Word boundaries in GAWK?


 
Thread Tools Search this Thread
Top Forums Shell Programming and Scripting Word boundaries in GAWK?
# 1  
Old 06-11-2009
PHP Word boundaries in GAWK?

I wanted to use GAWK's 'word boundary' feature but can't
get it to work. Doesn't GAWK support \<word\>?

Sample record:


Code:
Title                   Bats in the fifth act of Chushingura (top);
                        the world of the bell - the story of Anchin and Kiyohime (bottom)                               
Series Title            Sketches by Yoshitoshi     
Title-Alternative       Yoshitoshi ryakuga: Komori no godanme (top); Kane no sekai (bottom)

Shouldn't /^\<Title\>/ work to remove "Title-Alternative"? It doesn't. I have to use this:
$1 ~ /^Title$/

Bubnoff

Last edited by Bubnoff; 06-11-2009 at 11:55 PM.. Reason: formatting issue
# 2  
Old 06-12-2009
because you are escaping \> and \< whereas in your data, there is no < >
# 3  
Old 06-12-2009
Update on GAWK boundaries.

Thanks for answering ghostdog74, however, I'm still a bit unclear on
what you mean. I am aware that I do not have the gt lt characters in the data, I was trying to use GAWK's word boundary operators.

According to the documentation ( GAWK: Effective ...etc. )the regex operators:

\< and \> can be used to indicate word boundaries. They do, but they
use a space as the delimiter ( if I would've RTFMed a bit closer I
would've saved myself this confusion ).

eg. "Title-Alternative" will be true but "TitleAlternative" will be false.

This still makes no sense. How is this working?
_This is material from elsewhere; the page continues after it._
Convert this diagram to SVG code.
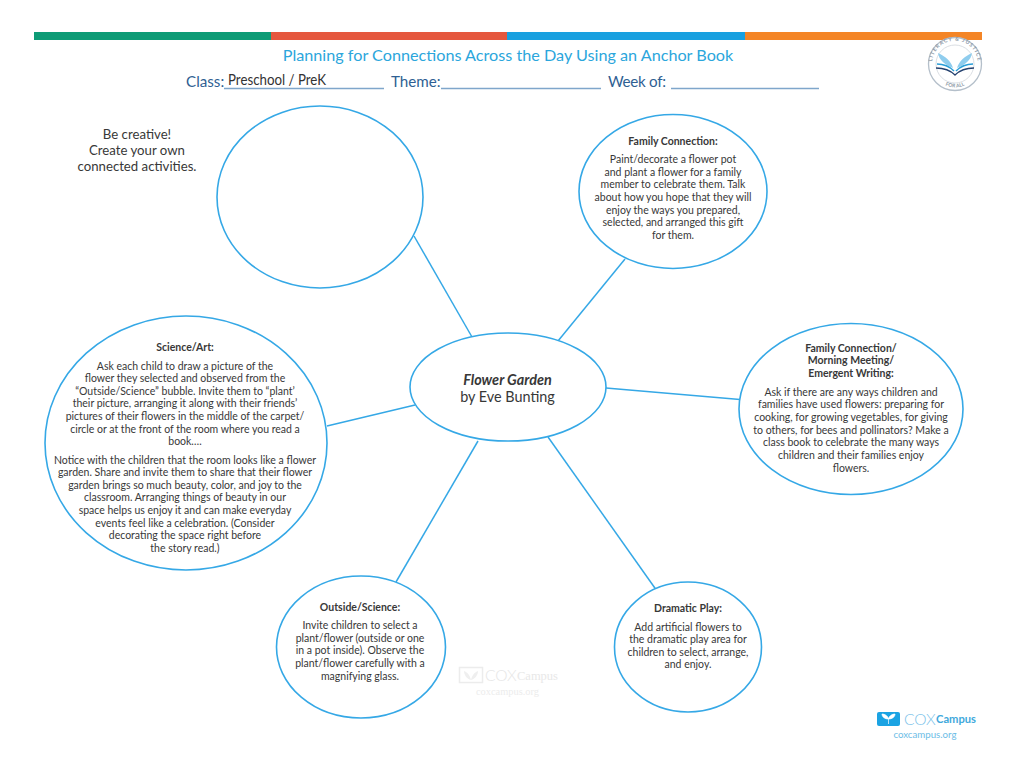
<svg xmlns="http://www.w3.org/2000/svg" width="1024" height="775" viewBox="0 0 1024 775">
<style>
text{font-family:Lato,"Open Sans","Liberation Sans",sans-serif;fill:#383838}
.b{font-size:10.500px;text-anchor:middle}
.h{font-size:10.500px;font-weight:700;text-anchor:middle}
.n{fill:#fff;stroke:#35a8e6;stroke-width:1.600}
.c{stroke:#35a8e6;stroke-width:1.500;fill:none}
.u{stroke:#7fa6cb;stroke-width:1.300}
.f{font-size:15.200px;fill:#2f5f93}
.t{font-size:13.200px;text-anchor:middle}
.m{font-size:14.400px;text-anchor:middle}
</style>
<rect width="1024" height="775" fill="#fff"/>
<g id="header">
<rect x="34" y="32" width="237" height="8" fill="#0e9b76"/>
<rect x="271" y="32" width="236" height="8" fill="#e5573e"/>
<rect x="507" y="32" width="238" height="8" fill="#18a0e0"/>
<rect x="745" y="32" width="237" height="8" fill="#f48526"/>
<text x="508" y="60.500" text-anchor="middle" style="font-size:16.200px;fill:#2ba6dc">Planning for Connections Across the Day Using an Anchor Book</text>
<text x="186" y="87" class="f">Class:</text>
<text x="228" y="85" textLength="98" lengthAdjust="spacingAndGlyphs" style="font-size:14.400px;fill:#333">Preschool / PreK</text>
<line x1="224" y1="88.500" x2="384" y2="88.500" class="u"/>
<text x="391" y="87" class="f">Theme:</text>
<line x1="441" y1="88.500" x2="601" y2="88.500" class="u"/>
<text x="608" y="87" class="f" textLength="58">Week of:</text>
<line x1="671" y1="88.500" x2="819" y2="88.500" class="u"/>
</g>
<g id="logo">
<defs><path id="arcT" d="M934 73A23 23 0 1 1 976 73"/><path id="arcB" d="M938 80A23.300 23.300 0 0 0 972 80"/></defs>
<circle cx="955" cy="64" r="26.500" fill="#fff" stroke="#b4bfca" stroke-width="1.300"/>
<circle cx="955" cy="64" r="19" fill="#fff" stroke="#d0d6dc" stroke-width="0.800"/>
<text style="font-size:5.200px;fill:#8c98a6;font-weight:700;letter-spacing:1px"><textPath href="#arcT" startOffset="50%" text-anchor="middle">LITERACY &amp; JUSTICE</textPath></text>
<text style="font-size:5px;fill:#8c98a6;font-weight:700"><textPath href="#arcB" startOffset="50%" text-anchor="middle">FOR ALL</textPath></text>
<path d="M953 68C951 61 945 56 938 53C939 60 945 65 953 68Z" fill="#8fcdee"/>
<path d="M957 68C959 61 965 56 972 53C971 60 965 65 957 68Z" fill="#8fcdee"/>
<path d="M937 64C944 64 950 67 954 71M973 64C966 64 960 67 956 71" fill="none" stroke="#2a9ed8" stroke-width="1.600"/>
<path d="M936 68C944 68 950 70 955 75C960 70 966 68 974 68" fill="none" stroke="#24406e" stroke-width="1.300"/>
</g>
<g id="connectors">
<line x1="414" y1="236" x2="472" y2="337" class="c"/>
<line x1="625" y1="259" x2="558" y2="341" class="c"/>
<line x1="606" y1="388" x2="740" y2="399.500" class="c"/>
<line x1="548" y1="437" x2="657" y2="591" class="c"/>
<line x1="478" y1="441" x2="396" y2="582" class="c"/>
<line x1="415" y1="405" x2="327" y2="426" class="c"/>
</g>
<g id="note">
<text x="137" y="139" class="t">Be creative!</text>
<text x="137" y="155" class="t">Create your own</text>
<text x="137" y="171" class="t">connected activities.</text>
</g>
<g id="node-blank"><ellipse cx="320" cy="197" rx="103" ry="91" class="n"/></g>
<g id="node-family">
<ellipse cx="673" cy="191.500" rx="94" ry="77" class="n"/>
<text x="673" y="145" class="h">Family Connection:</text>
<text x="673" y="163" class="b">Paint/decorate a flower pot</text>
<text x="673" y="176" class="b">and plant a flower for a family</text>
<text x="673" y="188" class="b">member to celebrate them. Talk</text>
<text x="673" y="201" class="b">about how you hope that they will</text>
<text x="673" y="214" class="b">enjoy the ways you prepared,</text>
<text x="673" y="226" class="b">selected, and arranged this gift</text>
<text x="673" y="239" class="b">for them.</text>
</g>
<g id="node-center">
<ellipse cx="508" cy="387" rx="98" ry="54" class="n"/>
<text x="507.500" y="385" class="m" style="font-style:italic;font-weight:700">Flower Garden</text>
<text x="507.500" y="402" class="m">by Eve Bunting</text>
</g>
<g id="node-morning">
<ellipse cx="851" cy="409" rx="112" ry="85.500" class="n"/>
<text x="851" y="352" class="h">Family Connection/</text>
<text x="851" y="364" class="h">Morning Meeting/</text>
<text x="851" y="377" class="h">Emergent Writing:</text>
<text x="851" y="396" class="b">Ask if there are any ways children and</text>
<text x="851" y="408" class="b">families have used flowers: preparing for</text>
<text x="851" y="421" class="b">cooking, for growing vegetables, for giving</text>
<text x="851" y="434" class="b">to others, for bees and pollinators? Make a</text>
<text x="851" y="446" class="b">class book to celebrate the many ways</text>
<text x="851" y="459" class="b">children and their families enjoy</text>
<text x="851" y="472" class="b">flowers.</text>
</g>
<g id="node-science">
<ellipse cx="186" cy="443" rx="141" ry="127" class="n"/>
<text x="185" y="351" class="h">Science/Art:</text>
<text x="185" y="370" class="b">Ask each child to draw a picture of the</text>
<text x="185" y="382" class="b">flower they selected and observed from the</text>
<text x="185" y="395" class="b">“Outside/Science” bubble. Invite them to “plant’</text>
<text x="185" y="407" class="b">their picture, arranging it along with their friends’</text>
<text x="185" y="420" class="b">pictures of their flowers in the middle of the carpet/</text>
<text x="185" y="433" class="b">circle or at the front of the room where you read a</text>
<text x="185" y="445" class="b">book….</text>
<text x="185" y="464" class="b">Notice with the children that the room looks like a flower</text>
<text x="185" y="476" class="b">garden. Share and invite them to share that their flower</text>
<text x="185" y="489" class="b">garden brings so much beauty, color, and joy to the</text>
<text x="185" y="501" class="b">classroom. Arranging things of beauty in our</text>
<text x="185" y="514" class="b">space helps us enjoy it and can make everyday</text>
<text x="185" y="527" class="b">events feel like a celebration. (Consider</text>
<text x="185" y="539" class="b">decorating the space right before</text>
<text x="185" y="552" class="b">the story read.)</text>
</g>
<g id="node-outside">
<ellipse cx="361" cy="647" rx="84.500" ry="71" class="n"/>
<text x="360" y="611" class="h">Outside/Science:</text>
<text x="360" y="629" class="b">Invite children to select a</text>
<text x="360" y="642" class="b">plant/flower (outside or one</text>
<text x="360" y="654" class="b">in a pot inside). Observe the</text>
<text x="360" y="667" class="b">plant/flower carefully with a</text>
<text x="360" y="680" class="b">magnifying glass.</text>
</g>
<g id="node-dramatic">
<ellipse cx="688" cy="647" rx="73.500" ry="65" class="n"/>
<text x="688" y="612" class="h">Dramatic Play:</text>
<text x="688" y="631" class="b">Add artificial flowers to</text>
<text x="688" y="643" class="b">the dramatic play area for</text>
<text x="688" y="656" class="b">children to select, arrange,</text>
<text x="688" y="668" class="b">and enjoy.</text>
</g>
<g id="watermark">
<rect x="459.500" y="667.500" width="23" height="15" fill="none" stroke="#ececec" stroke-width="1.500"/>
<path d="M471 680C470 675 467 672 464 671C464 675 467 679 471 680C475 679 478 675 478 671C475 672 472 675 471 680Z" fill="#efefef"/>
<text x="485" y="681" style="font-size:15.500px;fill:#e6e6e6;font-weight:300">COX</text>
<text x="517" y="680" textLength="41" lengthAdjust="spacingAndGlyphs" style="font-family:'Liberation Serif',serif;font-size:12.500px;fill:#e8e8e8">Campus</text>
<text x="476" y="695" textLength="63" lengthAdjust="spacingAndGlyphs" style="font-family:'Liberation Serif',serif;font-size:10.500px;fill:#ececec">coxcampus.org</text>
</g>
<g id="brand">
<rect x="877" y="712" width="23" height="14" rx="2" fill="#1ba3e3"/>
<path d="M888.500 724V719M888.500 719C888 716 885 714 882 714C882 717 885 719 888.500 719C892 719 895 717 895 714C892 714 889 716 888.500 719Z" fill="#fff" stroke="#fff" stroke-width=".7"/>
<text x="904" y="724.500" style="font-size:15.500px;fill:#7cc3ea;font-weight:300">COX</text>
<text x="936" y="723" textLength="40" lengthAdjust="spacingAndGlyphs" style="font-size:11.500px;fill:#3fa9dc;font-weight:700">Campus</text>
<text x="925" y="738" text-anchor="middle" style="font-size:9.700px;fill:#6dbde6">coxcampus.org</text>
</g>
</svg>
I originally thought I could remove "Title-Alternative" by using the word
boundary operators like:

\<Title\>

But since Title-Alternative has a hyphen it's still legal ( why exactly I can't say ). This regex will
remove "titleAlternative" which is closer to the example in the docs, but won't remove "Title-Alternative".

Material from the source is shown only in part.